- _The problem_: Can you print the data exactly and leave out each image?

"""

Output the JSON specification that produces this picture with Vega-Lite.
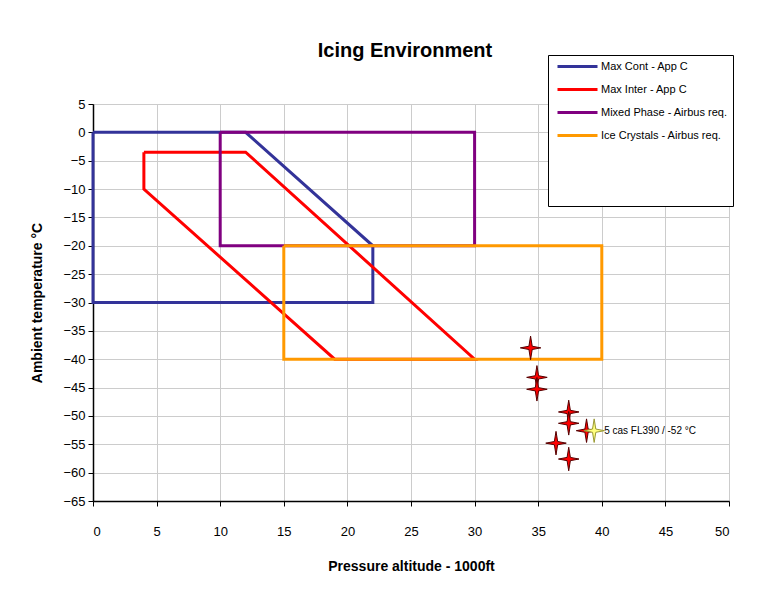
{
  "$schema": "https://vega.github.io/schema/vega-lite/v6.json",
  "width": 636,
  "height": 397,
  "autosize": {"type": "none"},
  "padding": {"left": 93, "top": 104, "right": 35, "bottom": 96},
  "background": "white",
  "title": {
    "text": "Icing Environment",
    "font": "Liberation Sans",
    "fontSize": 20,
    "fontWeight": "bold",
    "color": "#000000",
    "anchor": "middle",
    "offset": -6,
    "dx": -6
  },
  "config": {
    "view": {"stroke": "#333333", "strokeWidth": 1},
    "axis": {
      "labelFont": "Liberation Sans",
      "labelFontSize": 13,
      "labelColor": "#000000",
      "titleFont": "Liberation Sans",
      "titleFontSize": 14,
      "titleFontWeight": "bold",
      "titleColor": "#000000",
      "gridColor": "#cccccc",
      "gridWidth": 1,
      "domainColor": "#000000",
      "domainWidth": 1.5,
      "tickColor": "#000000",
      "tickSize": 5
    },
    "legend": {
      "labelFont": "Liberation Sans",
      "labelFontSize": 11,
      "labelColor": "#000000"
    }
  },
  "datasets": {
    "envelopes": [
      {"series": "Max Cont - App C", "order": 1, "alt": 0, "temp": 0},
      {"series": "Max Cont - App C", "order": 2, "alt": 12, "temp": 0},
      {"series": "Max Cont - App C", "order": 3, "alt": 22, "temp": -20},
      {"series": "Max Cont - App C", "order": 4, "alt": 22, "temp": -30},
      {"series": "Max Cont - App C", "order": 5, "alt": 0, "temp": -30},
      {"series": "Max Cont - App C", "order": 6, "alt": 0, "temp": 0},
      {"series": "Max Inter - App C", "order": 1, "alt": 4, "temp": -3.5},
      {"series": "Max Inter - App C", "order": 2, "alt": 12, "temp": -3.5},
      {"series": "Max Inter - App C", "order": 3, "alt": 30, "temp": -40},
      {"series": "Max Inter - App C", "order": 4, "alt": 19, "temp": -40},
      {"series": "Max Inter - App C", "order": 5, "alt": 4, "temp": -10},
      {"series": "Max Inter - App C", "order": 6, "alt": 4, "temp": -3.5},
      {"series": "Mixed Phase - Airbus req.", "order": 1, "alt": 10, "temp": 0},
      {"series": "Mixed Phase - Airbus req.", "order": 2, "alt": 30, "temp": 0},
      {"series": "Mixed Phase - Airbus req.", "order": 3, "alt": 30, "temp": -20},
      {"series": "Mixed Phase - Airbus req.", "order": 4, "alt": 10, "temp": -20},
      {"series": "Mixed Phase - Airbus req.", "order": 5, "alt": 10, "temp": 0},
      {"series": "Ice Crystals - Airbus req.", "order": 1, "alt": 15, "temp": -20},
      {"series": "Ice Crystals - Airbus req.", "order": 2, "alt": 40, "temp": -20},
      {"series": "Ice Crystals - Airbus req.", "order": 3, "alt": 40, "temp": -40},
      {"series": "Ice Crystals - Airbus req.", "order": 4, "alt": 15, "temp": -40},
      {"series": "Ice Crystals - Airbus req.", "order": 5, "alt": 15, "temp": -20}
    ],
    "events": [
      {"alt": 34.4, "temp": -38},
      {"alt": 34.9, "temp": -43.2},
      {"alt": 34.9, "temp": -45.3},
      {"alt": 37.4, "temp": -49.3},
      {"alt": 37.4, "temp": -51.3},
      {"alt": 38.8, "temp": -52.6},
      {"alt": 36.4, "temp": -54.8},
      {"alt": 37.4, "temp": -57.6}
    ],
    "highlight": [
      {"alt": 39.4, "temp": -52.6, "label": "5 cas FL390 / -52 °C"}
    ]
  },
  "encoding": {
    "x": {
      "field": "alt",
      "type": "quantitative",
      "scale": {"domain": [0, 50], "nice": false, "zero": false},
      "axis": {
        "title": "Pressure altitude - 1000ft",
        "values": [0, 5, 10, 15, 20, 25, 30, 35, 40, 45, 50],
        "labelPadding": 19,
        "titlePadding": 21
      }
    },
    "y": {
      "field": "temp",
      "type": "quantitative",
      "scale": {"domain": [-65, 5], "nice": false, "zero": false},
      "axis": {
        "title": "Ambient temperature °C",
        "values": [5, 0, -5, -10, -15, -20, -25, -30, -35, -40, -45, -50, -55, -60, -65],
        "labelPadding": 3,
        "titlePadding": 18
      }
    }
  },
  "layer": [
    {
      "data": {"name": "envelopes"},
      "mark": {"type": "line", "strokeWidth": 3},
      "encoding": {
        "order": {"field": "order", "type": "quantitative"},
        "color": {
          "field": "series",
          "type": "nominal",
          "scale": {
            "domain": ["Max Cont - App C", "Max Inter - App C", "Mixed Phase - Airbus req.", "Ice Crystals - Airbus req."],
            "range": ["#333399", "#ff0000", "#800080", "#ff9900"]
          },
          "legend": {
            "title": "\u00a0\u00a0\u00a0\u00a0\u00a0\u00a0\u00a0\u00a0\u00a0\u00a0\u00a0\u00a0\u00a0\u00a0\u00a0\u00a0\u00a0\u00a0",
            "titleOrient": "bottom",
            "titleFontSize": 38,
            "titlePadding": 21,
            "orient": "none",
            "legendX": 455,
            "legendY": -49,
            "symbolType": "M-0.4,0H7.6",
            "symbolSize": 100,
            "symbolStrokeWidth": 3,
            "fillColor": "#ffffff",
            "strokeColor": "#000000",
            "padding": 5,
            "labelOffset": 35,
            "rowPadding": 10,
            "labelExpr": "datum.label + '\u00a0\u00a0\u00a0\u00a0\u00a0'"
          }
        }
      }
    },
    {
      "data": {"name": "events"},
      "mark": {
        "type": "point",
        "shape": "M0,-1.15 L0.16,-0.16 L1,0 L0.16,0.16 L0,1.15 L-0.16,0.16 L-1,0 L-0.16,-0.16 Z",
        "filled": true,
        "fill": "#ff0000",
        "stroke": "#550000",
        "strokeWidth": 1,
        "size": 420,
        "opacity": 1
      }
    },
    {
      "data": {"name": "highlight"},
      "mark": {
        "type": "point",
        "shape": "M0,-1.15 L0.16,-0.16 L1,0 L0.16,0.16 L0,1.15 L-0.16,0.16 L-1,0 L-0.16,-0.16 Z",
        "filled": true,
        "fill": "#ffff80",
        "stroke": "#999933",
        "strokeWidth": 1,
        "size": 420,
        "opacity": 1
      }
    },
    {
      "data": {"name": "highlight"},
      "mark": {
        "type": "text",
        "align": "left",
        "baseline": "middle",
        "dx": 10,
        "font": "Liberation Sans",
        "fontSize": 10,
        "color": "#000000"
      },
      "encoding": {"text": {"field": "label"}}
    }
  ]
}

"""

- _Task solution_:
Output the JSON specification that produces this picture with Vega-Lite.
{
  "$schema": "https://vega.github.io/schema/vega-lite/v6.json",
  "width": 636,
  "height": 397,
  "autosize": {"type": "none"},
  "padding": {"left": 93, "top": 104, "right": 35, "bottom": 96},
  "background": "white",
  "title": {
    "text": "Icing Environment",
    "font": "Liberation Sans",
    "fontSize": 20,
    "fontWeight": "bold",
    "color": "#000000",
    "anchor": "middle",
    "offset": -6,
    "dx": -6
  },
  "config": {
    "view": {"stroke": "#333333", "strokeWidth": 1},
    "axis": {
      "labelFont": "Liberation Sans",
      "labelFontSize": 13,
      "labelColor": "#000000",
      "titleFont": "Liberation Sans",
      "titleFontSize": 14,
      "titleFontWeight": "bold",
      "titleColor": "#000000",
      "gridColor": "#cccccc",
      "gridWidth": 1,
      "domainColor": "#000000",
      "domainWidth": 1.5,
      "tickColor": "#000000",
      "tickSize": 5
    },
    "legend": {
      "labelFont": "Liberation Sans",
      "labelFontSize": 11,
      "labelColor": "#000000"
    }
  },
  "datasets": {
    "envelopes": [
      {"series": "Max Cont - App C", "order": 1, "alt": 0, "temp": 0},
      {"series": "Max Cont - App C", "order": 2, "alt": 12, "temp": 0},
      {"series": "Max Cont - App C", "order": 3, "alt": 22, "temp": -20},
      {"series": "Max Cont - App C", "order": 4, "alt": 22, "temp": -30},
      {"series": "Max Cont - App C", "order": 5, "alt": 0, "temp": -30},
      {"series": "Max Cont - App C", "order": 6, "alt": 0, "temp": 0},
      {"series": "Max Inter - App C", "order": 1, "alt": 4, "temp": -3.5},
      {"series": "Max Inter - App C", "order": 2, "alt": 12, "temp": -3.5},
      {"series": "Max Inter - App C", "order": 3, "alt": 30, "temp": -40},
      {"series": "Max Inter - App C", "order": 4, "alt": 19, "temp": -40},
      {"series": "Max Inter - App C", "order": 5, "alt": 4, "temp": -10},
      {"series": "Max Inter - App C", "order": 6, "alt": 4, "temp": -3.5},
      {"series": "Mixed Phase - Airbus req.", "order": 1, "alt": 10, "temp": 0},
      {"series": "Mixed Phase - Airbus req.", "order": 2, "alt": 30, "temp": 0},
      {"series": "Mixed Phase - Airbus req.", "order": 3, "alt": 30, "temp": -20},
      {"series": "Mixed Phase - Airbus req.", "order": 4, "alt": 10, "temp": -20},
      {"series": "Mixed Phase - Airbus req.", "order": 5, "alt": 10, "temp": 0},
      {"series": "Ice Crystals - Airbus req.", "order": 1, "alt": 15, "temp": -20},
      {"series": "Ice Crystals - Airbus req.", "order": 2, "alt": 40, "temp": -20},
      {"series": "Ice Crystals - Airbus req.", "order": 3, "alt": 40, "temp": -40},
      {"series": "Ice Crystals - Airbus req.", "order": 4, "alt": 15, "temp": -40},
      {"series": "Ice Crystals - Airbus req.", "order": 5, "alt": 15, "temp": -20}
    ],
    "events": [
      {"alt": 34.4, "temp": -38},
      {"alt": 34.9, "temp": -43.2},
      {"alt": 34.9, "temp": -45.3},
      {"alt": 37.4, "temp": -49.3},
      {"alt": 37.4, "temp": -51.3},
      {"alt": 38.8, "temp": -52.6},
      {"alt": 36.4, "temp": -54.8},
      {"alt": 37.4, "temp": -57.6}
    ],
    "highlight": [
      {"alt": 39.4, "temp": -52.6, "label": "5 cas FL390 / -52 °C"}
    ]
  },
  "encoding": {
    "x": {
      "field": "alt",
      "type": "quantitative",
      "scale": {"domain": [0, 50], "nice": false, "zero": false},
      "axis": {
        "title": "Pressure altitude - 1000ft",
        "values": [0, 5, 10, 15, 20, 25, 30, 35, 40, 45, 50],
        "labelPadding": 19,
        "titlePadding": 21
      }
    },
    "y": {
      "field": "temp",
      "type": "quantitative",
      "scale": {"domain": [-65, 5], "nice": false, "zero": false},
      "axis": {
        "title": "Ambient temperature °C",
        "values": [5, 0, -5, -10, -15, -20, -25, -30, -35, -40, -45, -50, -55, -60, -65],
        "labelPadding": 3,
        "titlePadding": 18
      }
    }
  },
  "layer": [
    {
      "data": {"name": "envelopes"},
      "mark": {"type": "line", "strokeWidth": 3},
      "encoding": {
        "order": {"field": "order", "type": "quantitative"},
        "color": {
          "field": "series",
          "type": "nominal",
          "scale": {
            "domain": ["Max Cont - App C", "Max Inter - App C", "Mixed Phase - Airbus req.", "Ice Crystals - Airbus req."],
            "range": ["#333399", "#ff0000", "#800080", "#ff9900"]
          },
          "legend": {
            "title": "\u00a0\u00a0\u00a0\u00a0\u00a0\u00a0\u00a0\u00a0\u00a0\u00a0\u00a0\u00a0\u00a0\u00a0\u00a0\u00a0\u00a0\u00a0",
            "titleOrient": "bottom",
            "titleFontSize": 38,
            "titlePadding": 21,
            "orient": "none",
            "legendX": 455,
            "legendY": -49,
            "symbolType": "M-0.4,0H7.6",
            "symbolSize": 100,
            "symbolStrokeWidth": 3,
            "fillColor": "#ffffff",
            "strokeColor": "#000000",
            "padding": 5,
            "labelOffset": 35,
            "rowPadding": 10,
            "labelExpr": "datum.label + '\u00a0\u00a0\u00a0\u00a0\u00a0'"
          }
        }
      }
    },
    {
      "data": {"name": "events"},
      "mark": {
        "type": "point",
        "shape": "M0,-1.15 L0.16,-0.16 L1,0 L0.16,0.16 L0,1.15 L-0.16,0.16 L-1,0 L-0.16,-0.16 Z",
        "filled": true,
        "fill": "#ff0000",
        "stroke": "#550000",
        "strokeWidth": 1,
        "size": 420,
        "opacity": 1
      }
    },
    {
      "data": {"name": "highlight"},
      "mark": {
        "type": "point",
        "shape": "M0,-1.15 L0.16,-0.16 L1,0 L0.16,0.16 L0,1.15 L-0.16,0.16 L-1,0 L-0.16,-0.16 Z",
        "filled": true,
        "fill": "#ffff80",
        "stroke": "#999933",
        "strokeWidth": 1,
        "size": 420,
        "opacity": 1
      }
    },
    {
      "data": {"name": "highlight"},
      "mark": {
        "type": "text",
        "align": "left",
        "baseline": "middle",
        "dx": 10,
        "font": "Liberation Sans",
        "fontSize": 10,
        "color": "#000000"
      },
      "encoding": {"text": {"field": "label"}}
    }
  ]
}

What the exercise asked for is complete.